Time and time again

On the seasons inside.

Greetings from Hyde Park on a reasonably temperate July afternoon that sits roughly equidistant from the bookends of the academic calendar: convocation (this year, June 4) and the first day of Autumn Quarter (September 27). Not long ago, the glow of the first full in-person convocation since 2019 still colored the local atmosphere, and by early August much of the neighborhood will be feeling the gravitational pull of the next school year. Right now—especially for someone who’s spent most of her life attending school or working for one—feels like an interlude between two chapters.

My mother, who spent some four decades teaching third, fourth, and fifth graders, was like me in having the school calendar internalized and feeling the passage of time accordingly. Or rather, I am like her. We lost my mom nine months ago this weekend.

She worked in the school district I attended through junior high, and we anticipated the last day of school in tandem each June (and sat glued to the radio together when a snow day was in the cards).

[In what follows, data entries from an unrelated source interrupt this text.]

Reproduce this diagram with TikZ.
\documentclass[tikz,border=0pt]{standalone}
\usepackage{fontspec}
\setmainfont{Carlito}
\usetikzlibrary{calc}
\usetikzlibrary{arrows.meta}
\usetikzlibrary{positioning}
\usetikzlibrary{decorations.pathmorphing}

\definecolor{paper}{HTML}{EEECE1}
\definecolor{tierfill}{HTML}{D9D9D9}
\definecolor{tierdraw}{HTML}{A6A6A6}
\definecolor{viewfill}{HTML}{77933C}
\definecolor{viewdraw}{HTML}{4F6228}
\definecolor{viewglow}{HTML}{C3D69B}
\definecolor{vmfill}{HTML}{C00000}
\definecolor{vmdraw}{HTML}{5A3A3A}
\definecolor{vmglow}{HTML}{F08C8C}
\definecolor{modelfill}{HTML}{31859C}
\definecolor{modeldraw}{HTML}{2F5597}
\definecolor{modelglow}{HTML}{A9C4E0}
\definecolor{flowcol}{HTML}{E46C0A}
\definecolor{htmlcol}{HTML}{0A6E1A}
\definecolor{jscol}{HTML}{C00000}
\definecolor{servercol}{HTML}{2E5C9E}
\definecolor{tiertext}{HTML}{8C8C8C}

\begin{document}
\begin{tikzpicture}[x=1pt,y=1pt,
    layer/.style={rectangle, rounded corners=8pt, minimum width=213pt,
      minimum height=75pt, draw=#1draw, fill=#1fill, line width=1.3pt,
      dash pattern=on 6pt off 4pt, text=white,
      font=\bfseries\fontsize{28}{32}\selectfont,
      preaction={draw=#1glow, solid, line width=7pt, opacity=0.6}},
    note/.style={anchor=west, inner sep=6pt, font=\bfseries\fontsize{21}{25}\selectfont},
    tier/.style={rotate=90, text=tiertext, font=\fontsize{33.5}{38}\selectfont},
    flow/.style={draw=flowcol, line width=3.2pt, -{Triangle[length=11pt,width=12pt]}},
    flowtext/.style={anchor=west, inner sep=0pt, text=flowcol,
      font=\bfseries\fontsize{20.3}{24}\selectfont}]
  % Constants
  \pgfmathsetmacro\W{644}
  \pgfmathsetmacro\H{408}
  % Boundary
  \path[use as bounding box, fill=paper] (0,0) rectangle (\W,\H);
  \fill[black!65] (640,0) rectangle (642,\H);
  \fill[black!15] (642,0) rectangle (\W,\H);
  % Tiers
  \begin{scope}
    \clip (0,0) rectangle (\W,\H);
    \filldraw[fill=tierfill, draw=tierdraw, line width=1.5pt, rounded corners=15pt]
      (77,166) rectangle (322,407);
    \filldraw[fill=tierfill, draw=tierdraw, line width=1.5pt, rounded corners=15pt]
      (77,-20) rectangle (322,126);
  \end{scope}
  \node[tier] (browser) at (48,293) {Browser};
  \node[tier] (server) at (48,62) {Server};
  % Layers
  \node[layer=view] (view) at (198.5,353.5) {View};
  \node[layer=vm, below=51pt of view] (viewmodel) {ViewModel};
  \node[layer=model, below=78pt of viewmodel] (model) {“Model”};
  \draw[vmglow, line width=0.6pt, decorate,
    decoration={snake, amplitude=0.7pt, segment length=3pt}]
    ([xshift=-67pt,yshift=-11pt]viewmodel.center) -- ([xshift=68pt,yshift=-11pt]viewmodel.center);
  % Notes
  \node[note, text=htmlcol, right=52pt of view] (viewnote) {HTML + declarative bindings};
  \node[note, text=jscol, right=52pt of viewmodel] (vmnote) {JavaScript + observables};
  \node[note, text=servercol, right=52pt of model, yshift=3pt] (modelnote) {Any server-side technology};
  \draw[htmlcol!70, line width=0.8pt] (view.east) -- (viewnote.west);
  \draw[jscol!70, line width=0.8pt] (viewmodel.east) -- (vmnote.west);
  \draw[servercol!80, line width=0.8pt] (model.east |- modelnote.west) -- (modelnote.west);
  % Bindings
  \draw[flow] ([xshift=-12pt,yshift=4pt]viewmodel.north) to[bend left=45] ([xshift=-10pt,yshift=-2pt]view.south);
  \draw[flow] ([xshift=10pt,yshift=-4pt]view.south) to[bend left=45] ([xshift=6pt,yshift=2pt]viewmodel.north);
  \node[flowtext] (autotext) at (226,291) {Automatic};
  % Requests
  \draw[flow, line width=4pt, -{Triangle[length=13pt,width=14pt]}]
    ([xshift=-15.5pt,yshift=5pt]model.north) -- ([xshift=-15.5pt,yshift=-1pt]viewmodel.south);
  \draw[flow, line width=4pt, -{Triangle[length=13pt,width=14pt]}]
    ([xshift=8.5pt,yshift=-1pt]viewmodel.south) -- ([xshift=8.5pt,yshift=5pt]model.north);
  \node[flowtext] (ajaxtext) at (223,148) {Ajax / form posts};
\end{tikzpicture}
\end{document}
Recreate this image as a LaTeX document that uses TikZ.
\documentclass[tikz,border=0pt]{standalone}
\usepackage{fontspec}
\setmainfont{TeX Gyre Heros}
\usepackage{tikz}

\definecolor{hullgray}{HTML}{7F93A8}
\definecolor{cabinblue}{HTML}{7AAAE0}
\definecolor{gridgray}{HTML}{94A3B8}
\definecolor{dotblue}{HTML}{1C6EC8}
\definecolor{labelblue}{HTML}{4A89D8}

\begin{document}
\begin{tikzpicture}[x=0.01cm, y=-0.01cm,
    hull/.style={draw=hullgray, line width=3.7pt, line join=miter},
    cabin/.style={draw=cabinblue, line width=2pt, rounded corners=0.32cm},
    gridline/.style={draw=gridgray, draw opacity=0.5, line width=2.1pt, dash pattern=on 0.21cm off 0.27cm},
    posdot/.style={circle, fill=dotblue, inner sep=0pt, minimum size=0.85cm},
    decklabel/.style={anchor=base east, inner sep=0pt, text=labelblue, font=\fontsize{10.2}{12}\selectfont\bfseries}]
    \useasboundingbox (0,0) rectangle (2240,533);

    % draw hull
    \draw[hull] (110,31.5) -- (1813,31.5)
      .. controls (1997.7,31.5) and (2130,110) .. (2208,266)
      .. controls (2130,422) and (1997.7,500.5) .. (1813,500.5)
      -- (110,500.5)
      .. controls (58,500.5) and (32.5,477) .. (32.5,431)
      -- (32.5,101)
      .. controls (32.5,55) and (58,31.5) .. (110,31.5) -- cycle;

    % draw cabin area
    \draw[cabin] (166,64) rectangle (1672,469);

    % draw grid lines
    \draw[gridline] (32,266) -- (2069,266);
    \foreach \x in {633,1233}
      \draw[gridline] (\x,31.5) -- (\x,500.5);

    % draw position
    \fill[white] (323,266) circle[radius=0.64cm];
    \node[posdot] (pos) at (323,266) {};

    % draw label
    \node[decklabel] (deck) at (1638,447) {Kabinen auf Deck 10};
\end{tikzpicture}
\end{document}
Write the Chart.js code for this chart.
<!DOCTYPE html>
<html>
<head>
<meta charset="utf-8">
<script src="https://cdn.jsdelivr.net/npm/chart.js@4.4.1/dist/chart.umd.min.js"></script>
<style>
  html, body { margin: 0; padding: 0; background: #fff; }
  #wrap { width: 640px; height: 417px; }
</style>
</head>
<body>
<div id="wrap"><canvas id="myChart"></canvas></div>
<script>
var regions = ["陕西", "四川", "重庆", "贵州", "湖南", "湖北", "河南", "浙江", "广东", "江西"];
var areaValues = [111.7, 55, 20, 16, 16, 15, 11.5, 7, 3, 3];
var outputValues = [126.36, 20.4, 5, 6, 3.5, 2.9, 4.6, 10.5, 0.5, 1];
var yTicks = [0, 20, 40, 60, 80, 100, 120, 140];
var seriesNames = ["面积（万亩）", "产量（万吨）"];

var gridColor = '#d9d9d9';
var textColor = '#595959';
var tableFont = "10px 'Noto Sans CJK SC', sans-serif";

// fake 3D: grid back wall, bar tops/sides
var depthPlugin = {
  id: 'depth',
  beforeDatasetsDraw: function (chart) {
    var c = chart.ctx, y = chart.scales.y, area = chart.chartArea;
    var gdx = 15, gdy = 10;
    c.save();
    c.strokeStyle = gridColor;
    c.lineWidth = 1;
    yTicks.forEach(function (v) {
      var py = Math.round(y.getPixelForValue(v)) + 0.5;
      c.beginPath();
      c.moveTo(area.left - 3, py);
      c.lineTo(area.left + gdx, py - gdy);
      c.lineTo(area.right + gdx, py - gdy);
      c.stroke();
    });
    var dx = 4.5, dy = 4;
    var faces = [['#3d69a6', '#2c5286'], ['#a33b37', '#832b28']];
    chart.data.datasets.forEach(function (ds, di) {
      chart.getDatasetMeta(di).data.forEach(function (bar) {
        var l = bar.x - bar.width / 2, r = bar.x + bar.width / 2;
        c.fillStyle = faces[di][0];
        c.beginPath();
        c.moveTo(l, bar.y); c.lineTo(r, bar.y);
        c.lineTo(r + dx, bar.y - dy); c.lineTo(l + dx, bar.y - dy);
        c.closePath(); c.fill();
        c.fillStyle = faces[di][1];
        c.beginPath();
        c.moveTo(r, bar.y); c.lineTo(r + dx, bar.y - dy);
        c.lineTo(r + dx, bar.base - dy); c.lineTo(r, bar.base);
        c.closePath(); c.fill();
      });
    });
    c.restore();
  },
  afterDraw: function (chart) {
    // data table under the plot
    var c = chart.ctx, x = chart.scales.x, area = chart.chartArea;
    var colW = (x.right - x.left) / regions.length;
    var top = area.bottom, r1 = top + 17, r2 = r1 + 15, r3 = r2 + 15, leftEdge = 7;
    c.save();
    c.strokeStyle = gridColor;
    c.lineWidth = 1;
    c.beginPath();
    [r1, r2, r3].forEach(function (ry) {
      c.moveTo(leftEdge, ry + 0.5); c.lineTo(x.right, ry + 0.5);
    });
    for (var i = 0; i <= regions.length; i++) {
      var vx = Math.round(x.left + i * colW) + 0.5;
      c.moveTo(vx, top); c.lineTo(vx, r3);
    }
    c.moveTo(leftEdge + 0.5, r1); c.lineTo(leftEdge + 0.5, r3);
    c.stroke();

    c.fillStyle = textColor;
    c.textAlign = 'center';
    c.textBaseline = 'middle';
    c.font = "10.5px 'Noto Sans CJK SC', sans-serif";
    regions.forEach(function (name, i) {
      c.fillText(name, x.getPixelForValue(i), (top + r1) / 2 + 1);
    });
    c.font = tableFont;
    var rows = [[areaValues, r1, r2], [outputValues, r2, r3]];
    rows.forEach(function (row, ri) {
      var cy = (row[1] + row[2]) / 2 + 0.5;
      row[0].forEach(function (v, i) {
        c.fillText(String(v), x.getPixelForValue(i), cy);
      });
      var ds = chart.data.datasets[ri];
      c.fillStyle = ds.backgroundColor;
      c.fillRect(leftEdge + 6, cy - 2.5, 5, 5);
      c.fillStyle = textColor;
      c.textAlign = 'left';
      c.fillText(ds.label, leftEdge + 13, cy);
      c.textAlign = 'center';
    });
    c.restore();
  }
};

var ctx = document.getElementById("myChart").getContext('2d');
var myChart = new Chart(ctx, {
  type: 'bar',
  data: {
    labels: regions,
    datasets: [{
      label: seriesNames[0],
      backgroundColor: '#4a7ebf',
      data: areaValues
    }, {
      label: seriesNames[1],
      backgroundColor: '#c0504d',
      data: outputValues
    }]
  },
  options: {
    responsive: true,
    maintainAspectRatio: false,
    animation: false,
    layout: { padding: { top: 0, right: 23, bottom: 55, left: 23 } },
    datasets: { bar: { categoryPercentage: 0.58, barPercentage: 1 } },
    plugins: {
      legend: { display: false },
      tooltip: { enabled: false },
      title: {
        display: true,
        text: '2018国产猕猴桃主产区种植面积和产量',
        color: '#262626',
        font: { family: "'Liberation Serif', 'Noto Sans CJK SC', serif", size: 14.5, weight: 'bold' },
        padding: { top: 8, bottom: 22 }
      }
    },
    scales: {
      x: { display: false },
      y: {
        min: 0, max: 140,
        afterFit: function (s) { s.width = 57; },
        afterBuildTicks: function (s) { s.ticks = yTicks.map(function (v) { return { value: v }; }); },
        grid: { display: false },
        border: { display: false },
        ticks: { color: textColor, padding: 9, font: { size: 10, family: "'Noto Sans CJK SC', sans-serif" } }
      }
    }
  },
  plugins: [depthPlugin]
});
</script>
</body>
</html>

By this time of summer, I’d start to dream of fresh notebooks and sweaters while she had plans well in hand for the classroom theme and lessons that would greet her new charges in September.

Lucile was finely attuned to other calendars too. She was fond of announcing how far we were from Christmas, and her mood was often calibrated to the day’s distance from the nearest solstice. She loved the long days of the year, but the very longest could find her melancholy; she already felt the diminishment to come, even the few seconds of daylight shaved off of June 22. But, by the same principle, the darkest December day for her brought the sweetest hope. This is a calendar I now carry inside me too.

For glimpses back at this year’s hope-filled convocation—an ending that’s also a beginning—see “Parting Words.” And to share in another joyful UChicago ritual, spend time with some of the faces in this year’s Alumni Weekend crowd.

Without whom … TBD

In June the Magazine said a very fond farewell to our intrepid business administrator, Denise Dentley. We wish her the happiest of retirements. Because of Denise, the plans in our heads became possible in the world. Our challenge now is double: getting along without her business savvy and without her cheering presence.